In this case, petitioner had been working out of a Washington, D.C., local for several years when a shortage of work caused him to accept a referral to Lusby. Initially, he expected this assignment to last about 6 months; in fact, it lasted 5. There was no reason in his experience to expect that this first job would result in his receiving further employment on the same project. Contrast Edward F. Blatnick, 56 T.C. 1344 (1971); Ronald D. Kroll, supra; Leo C. Cockrell, supra. His employment at Lusby was, therefore, “temporary in contemplation at the time of its acceptance.” Commissioner v. Peurifoy, 254 F.2d 483, 486 (4th Cir. 1957). This temporary quality persisted while he remained on his initial assignment. In March 1972, however, his situation changed significantly. Rather than being laid off as expected, with the rest of his crew, petitioner was asked to remain as foreman for another job. At that time, he must have realized that Bechtel valued his services and was willing to have him continue in its employ. After accepting the foreman’s job, petitioner knew that he would continue working for Bechtel through the anticipated 9-month duration of that particular assignment, and, we believe, could reasonably have expected to be rehired for further jobs on the same project — a project which he knew was a large one and would take a substantial amount of time to complete. The fact that petitioner thought that each particular assignment would be of short duration does not belie this conclusion; such subjective evidence, standing against the objective facts revealed by the record herein, is insufficient to carry petitioner’s burden of proof. Cf. Truman C. Tucker, supra; Kenneth H. Hicks, 47 T.C. 71, 73 (1966).3

In fact, petitioner spent a total of more than 3 years continuously working on the Lusby site. There was every reason to believe he could have worked even longer if he had not been injured. This substantial actual duration is an additional persuasive reason for concluding that petitioner’s employment with Bechtel was “indeterminate in fact as it develop[ed],” Commissioner v. Peurifoy, 254 F.2d at 486; Josette J.F. Verrier Friedman, 37 T.C. 539, 558 (1961), without regard to the fact that it consisted of a series of shorter assignments.
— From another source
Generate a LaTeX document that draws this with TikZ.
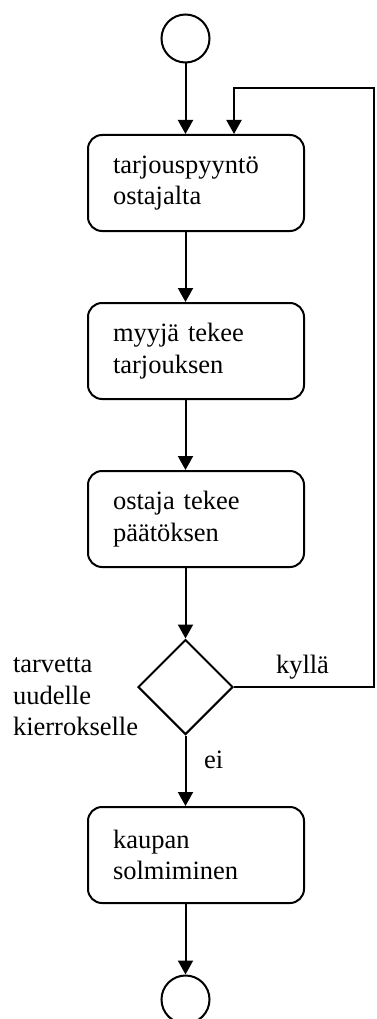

Ray A. Smith, 33 T.C. 1059, 1062 (1960); James M. Eaves, 33 T.C. 938, 942 (1960).

In the circumstances of this case, petitioner is entitled to deduct the expense of traveling to and from Lusby incurred up to March 1972, when his first job ended, and not thereafter. Cf. Leo M. Verner, supra.

Decision will be entered under Rule 155.

All references are to the Internal Revenue Code of 1954 as amended and in effect during the years in issue.

See Clifton R. Barkley, T.C. Memo. 1976-159.

Cf. also William J. English, T.C. Memo. 1966-256.